The condition that rate sensitivity cannot address is demand. The mechanism by which lower rates benefit Bitcoin is through encouraging risk-taking: investors are more willing to hold non-yielding assets when the opportunity cost of doing so falls. That mechanism requires buyers. The current picture is: Strategy is building cash, not accumulating Bitcoin. Spot ETFs are in net outflow for the most recent week with a single-day $424 million exit. The SBR is stalled. Individual retail participation in spot markets has not compensated for the institutional exit that began when Bitcoin fell from its $126,000 all-time high in December 2025 to its current level of approximately $62,500.
This is the distinction that the inflation hedge thesis did not fully account for when it was being built in 2020 through 2023. The thesis held that Bitcoin would perform well in an inflationary environment because it is a finite asset whose purchasing power cannot be diluted by monetary expansion. That logic is not incorrect as an abstraction. But it assumes that the people holding Bitcoin — or the people who would buy it — are motivated by the same logic. If the marginal institutional buyer is a tactical trader who enters and exits on rate expectations, then Bitcoin’s price is determined by rate sensitivity rather than inflation protection, and the hedge narrative is a description of a motivation that the actual market participants do not share.
Mark Cuban said as much when he sold most of his Bitcoin holdings earlier in 2026. The hedge narrative, he said, had disappointed him. Gold surged during the Iran conflict while Bitcoin fell. That is the empirical test of the hedge thesis running live, and the results were what they were.
What a Genuine Recovery Signal Would Need to Look Like
The conditions that would constitute an actual reversal of the institutional demand deterioration are not complicated to articulate. They are simply absent from the current data. First, Strategy would need to resume Bitcoin accumulation — not by selling equity into cash, but by deploying the $3 billion USD reserve or the $1.25 billion authorized BTC Monetization Program capacity into actual Bitcoin purchases. A week in which Strategy raises $467 million and converts it to dollars is a week in which the largest corporate Bitcoin holder is running a capital structure that treats Bitcoin as a held position rather than an active thesis. A resumption of weekly BTC purchases would change that signal.

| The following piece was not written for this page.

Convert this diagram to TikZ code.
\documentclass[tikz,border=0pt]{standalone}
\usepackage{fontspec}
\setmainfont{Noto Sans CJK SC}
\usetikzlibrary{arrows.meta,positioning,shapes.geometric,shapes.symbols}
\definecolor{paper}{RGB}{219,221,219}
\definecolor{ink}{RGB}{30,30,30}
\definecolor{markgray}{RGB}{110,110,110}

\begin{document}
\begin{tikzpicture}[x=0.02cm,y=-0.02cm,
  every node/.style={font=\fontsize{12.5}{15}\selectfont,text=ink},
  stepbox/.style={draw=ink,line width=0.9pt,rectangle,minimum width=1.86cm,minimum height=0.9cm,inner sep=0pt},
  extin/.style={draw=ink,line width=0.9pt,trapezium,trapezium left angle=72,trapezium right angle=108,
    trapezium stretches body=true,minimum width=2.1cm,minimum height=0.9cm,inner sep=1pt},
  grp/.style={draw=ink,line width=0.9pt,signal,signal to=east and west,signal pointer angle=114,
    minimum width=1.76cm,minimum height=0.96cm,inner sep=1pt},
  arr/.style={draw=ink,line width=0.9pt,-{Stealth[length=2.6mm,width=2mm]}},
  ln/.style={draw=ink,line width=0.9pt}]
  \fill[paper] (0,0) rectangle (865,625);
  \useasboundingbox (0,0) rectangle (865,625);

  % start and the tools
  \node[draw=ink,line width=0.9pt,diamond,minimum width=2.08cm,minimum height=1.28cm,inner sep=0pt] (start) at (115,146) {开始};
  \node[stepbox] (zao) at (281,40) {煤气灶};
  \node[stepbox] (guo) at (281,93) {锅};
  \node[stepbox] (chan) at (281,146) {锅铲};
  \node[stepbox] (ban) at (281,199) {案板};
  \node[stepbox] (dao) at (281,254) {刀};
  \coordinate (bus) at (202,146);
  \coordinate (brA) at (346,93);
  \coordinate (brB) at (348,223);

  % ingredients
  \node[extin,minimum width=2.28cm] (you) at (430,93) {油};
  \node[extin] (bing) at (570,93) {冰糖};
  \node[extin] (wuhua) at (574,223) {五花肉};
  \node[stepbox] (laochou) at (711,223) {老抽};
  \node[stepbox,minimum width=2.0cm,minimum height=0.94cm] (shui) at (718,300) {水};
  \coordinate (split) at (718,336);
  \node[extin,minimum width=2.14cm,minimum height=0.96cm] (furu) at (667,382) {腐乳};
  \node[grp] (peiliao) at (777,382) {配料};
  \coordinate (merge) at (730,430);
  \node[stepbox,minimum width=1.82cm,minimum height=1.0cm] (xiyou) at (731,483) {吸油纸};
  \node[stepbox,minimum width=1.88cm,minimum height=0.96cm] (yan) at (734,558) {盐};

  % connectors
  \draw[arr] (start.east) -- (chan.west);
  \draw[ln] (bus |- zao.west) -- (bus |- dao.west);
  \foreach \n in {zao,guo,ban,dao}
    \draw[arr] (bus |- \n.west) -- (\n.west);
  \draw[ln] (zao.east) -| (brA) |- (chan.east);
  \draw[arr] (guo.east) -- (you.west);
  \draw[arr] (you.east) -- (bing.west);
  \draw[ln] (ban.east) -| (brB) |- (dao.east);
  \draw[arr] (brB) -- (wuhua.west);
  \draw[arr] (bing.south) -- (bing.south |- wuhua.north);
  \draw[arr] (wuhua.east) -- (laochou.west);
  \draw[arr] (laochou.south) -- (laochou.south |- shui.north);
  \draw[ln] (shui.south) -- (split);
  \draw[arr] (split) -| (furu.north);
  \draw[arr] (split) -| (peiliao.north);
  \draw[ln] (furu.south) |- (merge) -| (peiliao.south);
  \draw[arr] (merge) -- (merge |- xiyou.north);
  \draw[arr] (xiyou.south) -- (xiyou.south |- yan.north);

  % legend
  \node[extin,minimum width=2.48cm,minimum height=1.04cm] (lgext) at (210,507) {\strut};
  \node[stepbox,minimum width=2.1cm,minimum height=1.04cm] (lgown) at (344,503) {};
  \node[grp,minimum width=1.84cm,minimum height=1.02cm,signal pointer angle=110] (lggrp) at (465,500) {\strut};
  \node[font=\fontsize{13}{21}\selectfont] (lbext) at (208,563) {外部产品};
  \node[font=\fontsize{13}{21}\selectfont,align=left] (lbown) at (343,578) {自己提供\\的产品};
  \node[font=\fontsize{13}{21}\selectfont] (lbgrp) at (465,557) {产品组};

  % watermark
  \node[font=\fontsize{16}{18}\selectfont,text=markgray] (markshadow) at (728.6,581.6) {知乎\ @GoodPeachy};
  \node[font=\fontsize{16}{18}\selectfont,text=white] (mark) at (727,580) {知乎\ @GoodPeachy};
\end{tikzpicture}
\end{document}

Second, spot ETF inflows would need to be broad-based and sustained across multiple consecutive weeks. The pattern since January 2026 has been: extended outflow streaks, single-week inflow anomalies driven by one fund, then immediate reversal. The week of July 4 showed $197 million in inflows; the following week produced $424 million out in a single day. A genuine institutional re-entry signal would require inflows distributed across IBIT, FBTC, and the smaller ETFs, maintained for three or four consecutive weeks, at volumes comparable to the $500 million to $1 billion weekly inflow periods that characterized the first half of 2025 when institutional positioning was still building.
Third, the BofA rate hike call would need formal revision in the direction of fewer hikes or a delayed timeline. As long as the September hike probability is above 50 percent, the short-term rate trajectory is still a headwind for non-yielding assets. Yesterday’s CPI print moved September probability meaningfully but did not eliminate it. A formal BofA revision — “we now expect one hike rather than three” or “September is conditional on July data” — would constitute the kind of authoritative institutional inflection point that would shift positioning. An internal market repricing without an institutional house view revision is a different and more reversible signal.

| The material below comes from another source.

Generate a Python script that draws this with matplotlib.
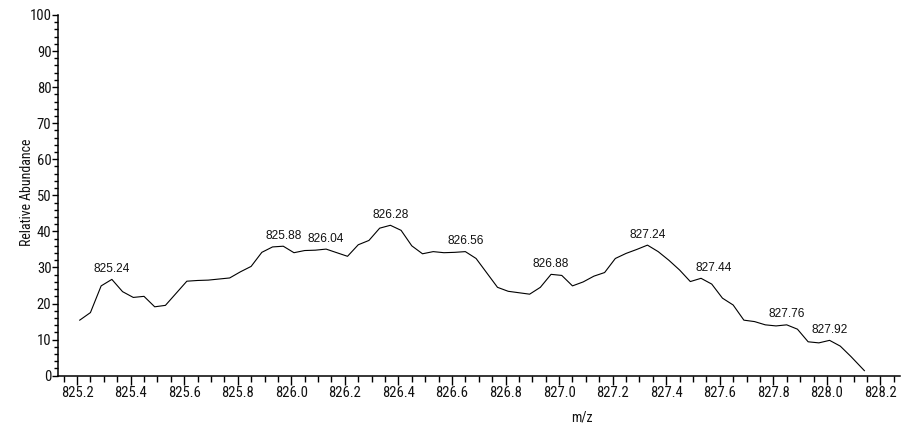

Fourth, the MSTR equity premium would need to remain stable or expand relative to net asset value. Strategy’s entire capital structure mechanism depends on MSTR trading at a premium to the Bitcoin it holds — if a dollar of MSTR share corresponds to less than a dollar of Bitcoin at current prices (after liabilities), the equity dilution funding mechanism becomes economically destructive rather than constructive. As of current prices, the MSTR premium to NAV remains positive, which is why the ATM equity sales continue. But at $62,500 Bitcoin and $75,476 average cost, the NAV is already negative. MSTR’s market price reflects future Bitcoin upside expectations embedded in the premium. If that premium narrows on Bitcoin price deterioration, Strategy’s funding mechanism gets more expensive precisely when it is most needed.
None of these conditions is present in the July 14 data. The CPI print moves the macro dial in the right direction. Everything else — Strategy’s posture, ETF flows, the SBR, the MSTR premium to NAV — remains where it was before 8:30 AM yesterday. A macro dial shift without a corresponding demand response is how a short squeeze happens. It is not how a sustained price recovery begins.

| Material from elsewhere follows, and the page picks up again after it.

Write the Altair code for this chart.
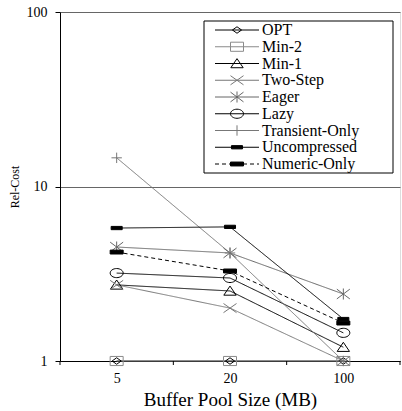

Two Numbers for the Same Morning
Yesterday morning produced two data points that describe the same underlying condition from different angles. The CPI print described the macro environment: inflation softening, rate hike probability falling, the theoretical headwind for Bitcoin diminishing. The Strategy 8-K described the demand environment: the company that has been the primary driver of the “institutional Bitcoin” narrative raised $467 million and converted it to US dollars.
The hedge thesis and the institutional demand thesis were always two separate arguments that were treated as mutually reinforcing. The hedge thesis said Bitcoin belongs in portfolios because it protects against inflation. The institutional demand thesis said large buyers would establish a structural floor because they were converting balance sheet capital into Bitcoin as a long-duration treasury asset. In 2026, both arguments are under pressure simultaneously: the macro conditions that should have validated the hedge thesis produced a different outcome (gold, not Bitcoin, was the beneficiary), and the primary institutional accumulator is now managing a $10.9 billion unrealized loss position by building a cash buffer rather than accumulating more of the asset.
Bitcoin is at $62,500. Strategy’s average cost is $75,476. The CPI came in soft. The short squeeze gave back. ETFs had a $424 million outflow day. The Strategic Bitcoin Reserve is sixteen months into a turf war. The macro case for Bitcoin got marginally better yesterday morning. Everything else stayed the same.